Turns out the steel drum doesn’t only evoke images of beaches and pina coladas. The drums haunting and echoing sound means so much more. The Congo drum is a Cuban barrel-shaped, one-headed hand drum. This instrument is played in sets of two or four. They come in a variety of shapes and sizes, which mean each drum possesses its own unique sound. (Demonstrated on CD-2260, Drums defiance) The smallest Congo drum is called Nino and the largest tumba. This type of drum is played by striking the drumhead with one’s fingertips or palms instead of a mallet.
The Bongo is a set of small one-headed drums that is held between the musician’s knees and is played by hand like the Congo drum. These drums are also important in Latin music, particularly music deriving from Cuba. (The Bongo Page) Bongo drums usually have a wooden or metal base, and can be tuned by tightening the skin over the drum. The sizes of these drums also vary according to the musician’s preferences. The drums are each named hembra for the larger drum and macho for the smaller drum.
These are Spanish words meaning female and male, respectively. Hembra has a much lower tone then macho. The Bongo Page) However, both drums are significantly higher then the Congo drums. Reggae genre was first formed in Jamaica in the 1960’s. This genre of music is based on a rhythmic style, with spurs of off-beats. Typically it is a slower beat, with the guitar, and other instruments such as the drums influencing the sound. It is very similar to “rock steady” but the use of complex bass line and speed is what separates the two (Bradley). The reggae vocals are less dramatic then the influence from the instruments. It is very common to hear dialects, which could sound slang to some Americans.
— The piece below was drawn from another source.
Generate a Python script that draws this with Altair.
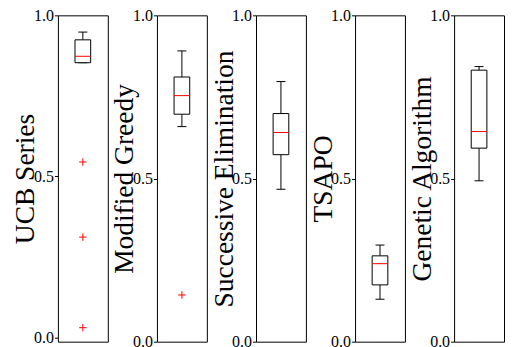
import altair as alt
import pandas as pd

methods = ["UCB Series", "Modified Greedy", "Successive Elimination", "TSAPO", "Genetic Algorithm"]
whisker_low = [0.853, 0.659, 0.467, 0.130, 0.493]
q1 = [0.853, 0.697, 0.573, 0.174, 0.593]
median = [0.873, 0.754, 0.641, 0.239, 0.644]
q3 = [0.924, 0.811, 0.699, 0.263, 0.832]
whisker_high = [0.948, 0.891, 0.797, 0.296, 0.843]
outliers = [[0.545, 0.312, 0.031], [0.143], [], [], []]
y_min = [-0.0124, 0.0, 0.0, 0.0, 0.0]

FONT = "Liberation Serif"
BOX_HALF = 0.157
CAP_HALF = 0.09
PLUS = "M-1,0L1,0M0,-1L0,1"

panels = []
for i, m in enumerate(methods):
    stats = pd.DataFrame({
        "lo": [whisker_low[i]], "q1": [q1[i]], "med": [median[i]],
        "q3": [q3[i]], "hi": [whisker_high[i]],
    })
    xs = alt.Scale(domain=[0, 1])
    ys = alt.Scale(domain=[y_min[i], 1.0], nice=False, zero=False)
    yaxis = alt.Axis(
        values=[0.0, 0.5, 1.0], format=".1f", title=m,
        labelFont=FONT, labelFontSize=16, labelColor="black", labelPadding=1,
        labelFlush=False, tickColor="black", tickSize=3.5, tickWidth=1,
        domain=False, grid=False,
        titleFont=FONT, titleFontSize=27.5, titleFontWeight="normal", titleColor="black",
        titleX=-24, titleBaseline="alphabetic", titleAngle=-90,
    )
    base = alt.Chart(stats).transform_calculate(
        c="0.5", bl=str(0.5 - BOX_HALF), br=str(0.5 + BOX_HALF),
        cl=str(0.5 - CAP_HALF), cr=str(0.5 + CAP_HALF),
    )
    whisk_hi = base.mark_rule(color="black", strokeWidth=1).encode(
        x=alt.X("c:Q", scale=xs, axis=None),
        y=alt.Y("q3:Q", scale=ys, axis=yaxis), y2="hi:Q")
    whisk_lo = base.mark_rule(color="black", strokeWidth=1).encode(
        x=alt.X("c:Q", scale=xs, axis=None),
        y=alt.Y("lo:Q", scale=ys, axis=yaxis), y2="q1:Q")
    cap_hi = base.mark_rule(color="black", strokeWidth=1).encode(
        x=alt.X("cl:Q", scale=xs, axis=None), x2="cr:Q",
        y=alt.Y("hi:Q", scale=ys, axis=yaxis))
    cap_lo = base.mark_rule(color="black", strokeWidth=1).encode(
        x=alt.X("cl:Q", scale=xs, axis=None), x2="cr:Q",
        y=alt.Y("lo:Q", scale=ys, axis=yaxis))
    box = base.mark_rect(fill="white", stroke="black", strokeWidth=1).encode(
        x=alt.X("bl:Q", scale=xs, axis=None), x2="br:Q",
        y=alt.Y("q1:Q", scale=ys, axis=yaxis), y2="q3:Q")
    med = base.mark_rule(color="red", strokeWidth=1).encode(
        x=alt.X("bl:Q", scale=xs, axis=None), x2="br:Q",
        y=alt.Y("med:Q", scale=ys, axis=yaxis))
    layers = [whisk_hi, whisk_lo, cap_hi, cap_lo, box, med]
    if outliers[i]:
        odf = pd.DataFrame({"v": outliers[i]})
        pts = alt.Chart(odf).transform_calculate(c="0.5").mark_point(
            shape=PLUS, filled=False, stroke="red", strokeWidth=1, size=55, opacity=1
        ).encode(
            x=alt.X("c:Q", scale=xs, axis=None),
            y=alt.Y("v:Q", scale=ys, axis=yaxis))
        layers.append(pts)
    panel = alt.layer(*layers).properties(width=50, height=327)
    panels.append(panel)

chart = alt.hconcat(*panels, spacing=49.25, bounds="flush").properties(
    padding={"left": 3, "top": -2, "right": 0, "bottom": 0}
).configure(
    background="white"
).configure_view(
    stroke="black", strokeWidth=1
)

chart.save("out.html", embed_options={"renderer": "svg", "actions": False})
Something different from most singers is, reggae singers use tremolo (volume oscillation) instead of vibrato (pitch oscillation) (Bradley). The Calypso genre music was started on the Island of Trinidad (Dudley). This genre is also rooted in West African traditional music like Reggae. It was used for different aspects of life, such as communication and also for entertainment. Calypso is generally played on folk instruments such as the guitar, banjo, and other percussions. It is typically heavily rhythmic but still melodic. Since the genre was often used for communication the lyrics were often political in nature, but often masked.